Флейту, игра на которой нарушает видимую гармонию черт, поднял Сократ, он освоил ее настолько, что его казнили (за то, что не уважал богов, записано в решении суда). Флейта Марсия — орудие выявления духовного мира человека и в этом отношении ничем не отличается от флейт немифических, совершенно реальных. Нельзя играть на флейте, не раздувая щек, как нельзя выражать духовную суть человека, не нарушая «симметрии жизни»: эта суть бывает часто мятежной, бурной, огненной (да и сама жизнь возникла, когда идеальная симметрия структуры минерала уступила место асимметричной структуре аминокислот). Античный мир любил симметрию безмерно: красота тела, учили его философы, есть симметрия его членов; красота души есть симметрия разума. И Сократ и Марсий были асимметричны, и по логике существовавших канонов — некрасивы не только телом, но и душой. Но именно они, видя флейту, в сердцах отброшенную из-за раздутых щек, подняли ее, потому что захотели живого равновесия между душой и телом. Они захотели этого в одну из самых, казалось бы, гармоничных эпох, за что ее боги и люди возненавидели их с особой силой, освежевав заживо одного и напоив до смерти цикутой другого. Марсий и Сократ захотели это в эпоху, когда, но остроумному замечанию Анатоля Франса, творения художников отличались величием, потому что художники посещали философские школы, а мысли философов были пластичными, потому что философы жили в окружении этих творений. Но, отдавая должное остроумному изречению, будем помнить и о том, что началась эпоха школой Фидия с ее телесно бессмертными изваяниями, в которых беспокойному Сократу недоставало жизни человеческого духа, а завершилась (через семь столетий) школой неоплатоников с ее «мысленными изваяниями» (выражение Плотина), вызывавшими, видимо, у современных ей художников чувство беспомощности, ибо передать их сверхтелесную красоту в камне они не могли. Можно подумать, что художественная мысль, воздействуя в течение нескольких веков на философскую, убила себя самое… Господствующее место в ее жизни заняли не чувственно воспринимаемые статуи богов и героев, а изваяния, постигаемые лишь мысленно. Духовное оторвалось от чувственного мира, поднялось в заоблачную высь и поставило под сомнение то, без чего развитие изобразительного искусства невозможно, — ценность телесности.

Равновесие восстановила эпоха Возрождения, восстановила по Сократу, мощно выявив в телесном духовное. (И несмотря на последующие тяжкие испытания, великий урок Марсия-Сократа: не бояться раздутых щек при игре на флейте — уже никогда не был забыт. А в том, что современное искусство на Западе утрирует раздутые щеки до уродства, дабы показать, что флейта почти утратила голос, ни Марсий, ни Сократ не виноваты.)

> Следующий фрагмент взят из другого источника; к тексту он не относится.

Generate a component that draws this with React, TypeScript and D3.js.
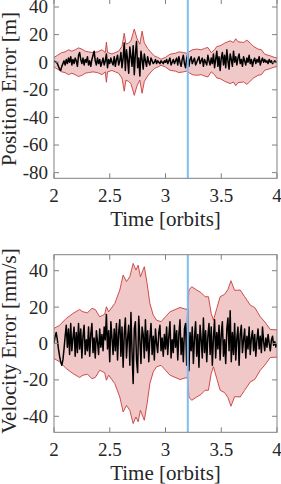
import React from "react";
import * as d3 from "d3";

// ---------- data ----------
const X_TICKS = [2, 2.5, 3, 3.5, 4];
const X_TICK_LABELS = ["2", "2.5", "3", "3.5", "4"];
const POS_Y_TICKS = [-80, -60, -40, -20, 0, 20, 40];
const VEL_Y_TICKS = [-40, -20, 0, 20, 40];
const EVENT_TIME = 3.2;

const ERR_T0 = 2;
const ERR_DT = 0.01;

// 3-sigma envelope, position [m]
const POS_SIGMA_T = [
  2.0, 2.03, 2.07, 2.1, 2.13, 2.16, 2.19, 2.22, 2.25, 2.28, 2.31, 2.35, 2.39, 2.43, 2.46, 2.47, 2.48,
  2.52, 2.55, 2.58, 2.61, 2.63, 2.645, 2.67, 2.69, 2.72, 2.745, 2.77, 2.79, 2.81, 2.84, 2.87, 2.9,
  2.93, 2.96, 3.0, 3.04, 3.09, 3.12, 3.16, 3.19, 3.21, 3.24, 3.28, 3.32, 3.35, 3.38, 3.41, 3.44,
  3.46, 3.49, 3.53, 3.58, 3.61, 3.63, 3.65, 3.7, 3.73, 3.76, 3.79, 3.83, 3.86, 3.89, 3.94, 3.98, 4.0,
];
const POS_SIGMA_V = [
  3.4, 5, 7, 7.5, 9, 8, 9, 10.4, 9.5, 8, 7.5, 7, 7.5, 9, 7, 14.5, 7,
  6, 7, 8, 11.5, 21, 13, 14, 15.5, 24, 17, 13, 22.5, 14, 10, 7, 4.6,
  3.5, 2.2, 3.5, 5.8, 6.5, 7.5, 7, 6.5, 7.5, 9, 9.5, 9, 10, 10.7, 7, 9,
  11.4, 11.9, 13.8, 15.5, 14.3, 17, 14.8, 14.3, 16, 13.8, 11.4, 9.5, 9, 5.8, 4.6, 3.4, 3.2,
];

// position error [m], sampled every 0.01 orbit from t = 2
const POS_ERR = [
  1, 0.5, 0, -1, -3, -5, -6, -3, -1, 1,
  -2, 2, -1, 3, 0, 4, -2, 2, -1, 3,
  1, -3, 5, 7, 2, -1, 3, -2, 2, 0,
  4, -2, 1, -3, 2, 5, 8, 1, -2, 3,
  -1, 2, -3, 0, 3, -2, 1, 6, -4, 2,
  -1, 3, 0, -2, 4, -3, 2, 5, -2, 1,
  7, -4, 3, 14, -6, 9, 2, -8, 11, 4,
  -3, 12, -9, 6, 15, -4, 3, -10, 8, 2,
  -5, 6, 1, -3, 4, 0, -2, 3, 1, -1,
  0, 2, -1, 1, 0, -1, 1, 0, -1, 1,
  0, 2, -1, 1, 3, -2, 0, 2, -1, 1,
  3, -2, 4, 0, -3, 2, 5, -1, -4, 3,
  6, -3, 2, 4, -1, 1, 3, -2, 0, 2,
  4, -1, 1, 3, -3, 2, 0, -2, 5, 1,
  -2, 3, -1, 6, -4, 2, 8, -3, 4, -6,
  3, 7, -2, 5, -4, 9, 1, -5, 6, 2,
  -3, 8, 0, 4, -2, 3, 6, -1, 2, -3,
  4, 1, -2, 3, 0, 5, -1, 2, -3, 1,
  3, -1, 2, 0, 4, -2, 1, 3, 0, 2,
  0, 1, -1, 2, 0, 1, -1, 0, 1, 0,
  0,
];

// 3-sigma envelope, velocity [mm/s]
const VEL_SIGMA_T = [
  2.0, 2.05, 2.11, 2.17, 2.23, 2.26, 2.3, 2.34, 2.37, 2.41, 2.455, 2.47, 2.49, 2.545, 2.59, 2.62,
  2.65, 2.68, 2.71, 2.735, 2.755, 2.775, 2.81, 2.835, 2.86, 2.89, 2.92, 2.96, 3.0, 3.04, 3.13, 3.19,
  3.2, 3.21, 3.235, 3.28, 3.32, 3.355, 3.385, 3.41, 3.43, 3.46, 3.49, 3.53, 3.56, 3.587, 3.62, 3.67,
  3.71, 3.76, 3.8, 3.85, 3.89, 3.94, 4.0,
];
const VEL_SIGMA_V = [
  8.3, 10, 13.8, 16.5, 18.7, 17.4, 16.9, 19.3, 18.7, 14.7, 16.1, 20.2, 17.4, 22, 29.4, 37.6,
  34, 36.7, 44, 40.4, 43, 36.7, 42.2, 33, 22, 15.6, 12.8, 12, 14.7, 17.4, 19.8, 18.7,
  20, 29.4, 31.2, 29.4, 27.9, 25.7, 25.7, 16.5, 12.8, 19.3, 25.7, 27, 29.7, 34.5, 29.2, 29.4,
  25.7, 21.1, 19.8, 14.7, 11.9, 7.7, 7.5,
];

// velocity error [mm/s], sampled every 0.01 orbit from t = 2
const VEL_ERR = [
  0, 4, 6, 2, -3, -7, -10, -12, -9, -3,
  4, 10, -2, 8, -6, 11, -4, 3, 9, -7,
  6, -5, 11, -3, 8, -8, 4, 10, -6, 2,
  -4, 9, -7, 5, 11, -5, 3, -8, 7, 1,
  -6, 8, -2, 5, -4, 9, 2, 16, -3, 7,
  -10, 12, 3, -6, 8, -4, 11, -9, 6, 13,
  -7, 9, -13, 5, 14, -8, 3, 10, -12, 17,
  -5, -22, 8, 12, -9, -16, 15, 2, -11, 9,
  5, -8, 13, -4, 7, -10, 3, 11, -6, 4,
  -9, 8, 0, -5, 6, 10, -4, 3, -7, 5,
  -3, 9, -6, 4, 12, -8, 2, -5, 10, -2,
  7, -9, 5, 13, -6, 3, -10, 8, 11, -12,
  19, -15, 6, -4, 9, -11, 3, 12, -7, 5,
  -13, 10, 2, -8, 14, -5, 7, -10, 4, 11,
  -6, 9, -12, 3, 13, -8, 6, -3, 10, -9,
  5, 12, -7, 2, -11, 8, 14, -4, 18, -10,
  6, -6, 11, -9, 3, 9, -12, 5, 10, -5,
  2, 8, -8, 4, -3, 9, -6, 3, 7, -4,
  5, -7, 2, 8, -3, 4, -5, 9, 1, -4,
  3, -2, 5, 0, -4, 2, 4, -1, 1, -2,
  0,
];

// ---------- styling ----------
const W = 281;
const H = 484;
const LEFT = 54;
const RIGHT = 277;
const FONT = "'Liberation Serif', 'Times New Roman', serif";
const TICK_FS = 19;
const LABEL_FS = 21;
const AXIS_COLOR = "#808080";
const TEXT_COLOR = "#262626";
const FILL = "#f0c8c8";
const EDGE = "#c83c3c";
const BLUE = "#80bdf5";
const TICK_LEN = 5;

type PanelProps = {
  id: string;
  top: number;
  bottom: number;
  domain: [number, number];
  yTicks: number[];
  sigT: number[];
  sigV: number[];
  err: number[];
  ylabel: string;
  ylabelY: number;
};

function Panel({ id, top, bottom, domain, yTicks, sigT, sigV, err, ylabel, ylabelY }: PanelProps) {
  const x = d3.scaleLinear().domain([2, 4]).range([LEFT, RIGHT]);
  const y = d3.scaleLinear().domain(domain).range([bottom, top]);

  const sig = sigT.map((t, i) => ({ t, v: sigV[i] }));
  const area = d3
    .area<{ t: number; v: number }>()
    .x((d) => x(d.t))
    .y0((d) => y(-d.v))
    .y1((d) => y(d.v));
  const upper = d3
    .line<{ t: number; v: number }>()
    .x((d) => x(d.t))
    .y((d) => y(d.v));
  const lower = d3
    .line<{ t: number; v: number }>()
    .x((d) => x(d.t))
    .y((d) => y(-d.v));
  const errPts = err.map((v, i) => ({ t: ERR_T0 + i * ERR_DT, v }));
  const errLine = d3
    .line<{ t: number; v: number }>()
    .x((d) => x(d.t))
    .y((d) => y(d.v));

  return (
    <g>
      <defs>
        <clipPath id={id}>
          <rect x={LEFT} y={top} width={RIGHT - LEFT} height={bottom - top} />
        </clipPath>
      </defs>
      <g clipPath={`url(#${id})`}>
        <path d={area(sig) || ""} fill={FILL} stroke="none" />
        <path d={upper(sig) || ""} fill="none" stroke={EDGE} strokeWidth={0.9} />
        <path d={lower(sig) || ""} fill="none" stroke={EDGE} strokeWidth={0.9} />
        <path d={errLine(errPts) || ""} fill="none" stroke="#000" strokeWidth={1.5} strokeLinejoin="round" />
        <line x1={x(EVENT_TIME)} x2={x(EVENT_TIME)} y1={top} y2={bottom} stroke={BLUE} strokeWidth={2} />
      </g>
      <rect x={LEFT} y={top} width={RIGHT - LEFT} height={bottom - top} fill="none" stroke={AXIS_COLOR} strokeWidth={1} />
      {X_TICKS.map((t, i) => (
        <g key={`xt${i}`}>
          <line x1={x(t)} x2={x(t)} y1={bottom} y2={bottom - TICK_LEN} stroke={AXIS_COLOR} />
          <line x1={x(t)} x2={x(t)} y1={top} y2={top + TICK_LEN} stroke={AXIS_COLOR} />
          <text
            x={x(t)}
            y={bottom + 24}
            textAnchor="middle"
            fontFamily={FONT}
            fontSize={TICK_FS}
            fill={TEXT_COLOR}
          >
            {X_TICK_LABELS[i]}
          </text>
        </g>
      ))}
      {yTicks.map((v, i) => (
        <g key={`yt${i}`}>
          <line x1={LEFT} x2={LEFT + TICK_LEN} y1={y(v)} y2={y(v)} stroke={AXIS_COLOR} />
          <line x1={RIGHT} x2={RIGHT - TICK_LEN} y1={y(v)} y2={y(v)} stroke={AXIS_COLOR} />
          <text
            x={LEFT - 6}
            y={y(v)}
            dy="0.34em"
            textAnchor="end"
            fontFamily={FONT}
            fontSize={TICK_FS}
            fill={TEXT_COLOR}
          >
            {String(v)}
          </text>
        </g>
      ))}
      <text
        x={(LEFT + RIGHT) / 2}
        y={bottom + 47.5}
        textAnchor="middle"
        fontFamily={FONT}
        fontSize={LABEL_FS}
        fill={TEXT_COLOR}
      >
        Time [orbits]
      </text>
      <text
        transform={`translate(15.5, ${ylabelY}) rotate(-90)`}
        textAnchor="middle"
        fontFamily={FONT}
        fontSize={LABEL_FS}
        fill={TEXT_COLOR}
      >
        {ylabel}
      </text>
    </g>
  );
}

export default function App() {
  return (
    <svg
      width={W}
      height={H}
      style={{ position: "absolute", left: 0, top: 0, background: "#fff" }}
    >
      <rect width={W} height={H} fill="#fff" />
      <Panel
        id="clipPos"
        top={-1}
        bottom={178.3}
        domain={[-84.1, 45.8]}
        yTicks={POS_Y_TICKS}
        sigT={POS_SIGMA_T}
        sigV={POS_SIGMA_V}
        err={POS_ERR}
        ylabel="Position Error [m]"
        ylabelY={89}
      />
      <Panel
        id="clipVel"
        top={254.7}
        bottom={432.3}
        domain={[-48.8, 48.8]}
        yTicks={VEL_Y_TICKS}
        sigT={VEL_SIGMA_T}
        sigV={VEL_SIGMA_V}
        err={VEL_ERR}
        ylabel="Velocity Error [mm/s]"
        ylabelY={341}
      />
    </svg>
  );
}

Но вернемся в античные залы Эрмитажа. Да, в век Сократа-Фидия жизнь души выражалась в теле полнее, чем в лице, и именно эта особенность искусства эпохи по жестокой милости (или иронии?) судьбы, сохранившей не головы, а торсы, ничуть не умаляет нашего художественного наслаждения перед обломками статуй. Даже порой отсутствие рук мы воспринимаем острее, чем отсутствие лица. Именно тело — зеркало души.

В чем же дело, почему, изваянный в классический век (V век до н. э.), этот бессмертный мрамор, даже лишенный зеркала души — в сегодняшнем нашем понимании, — восхищает, рассказывает самое существенное о человеке и об эпохе, а в соседних античных залах рождается, углубляясь по мере нашего путешествия сквозь века, тоска по человеческому лицу, и вот мы уже стоим перед лишенной головы статуей совершенно равнодушно: она ни о чем не рассказывает ни уму, ни сердцу. В чем дело тут: в мастерстве великом, а потом постепенно, в течение столетий угасавшем? Или в развитии, усложнении человеческой души, которой, чтобы высказать себя, уже мало тела?

И тоску по лицу начинаем мы остро ощущать, когда тело перенасыщено жизнью души, когда его выразительность безмерна, когда чаша переполнена. (Лично я первый раз испытал остроту утраты головы при взгляде на Нику Самофракийскую — IV век до н. э. — ее тело бурно живет, но в самой патетике складок ткани хитона, в эмоциональности ее порыва обещание того, что может выразить только лицо…)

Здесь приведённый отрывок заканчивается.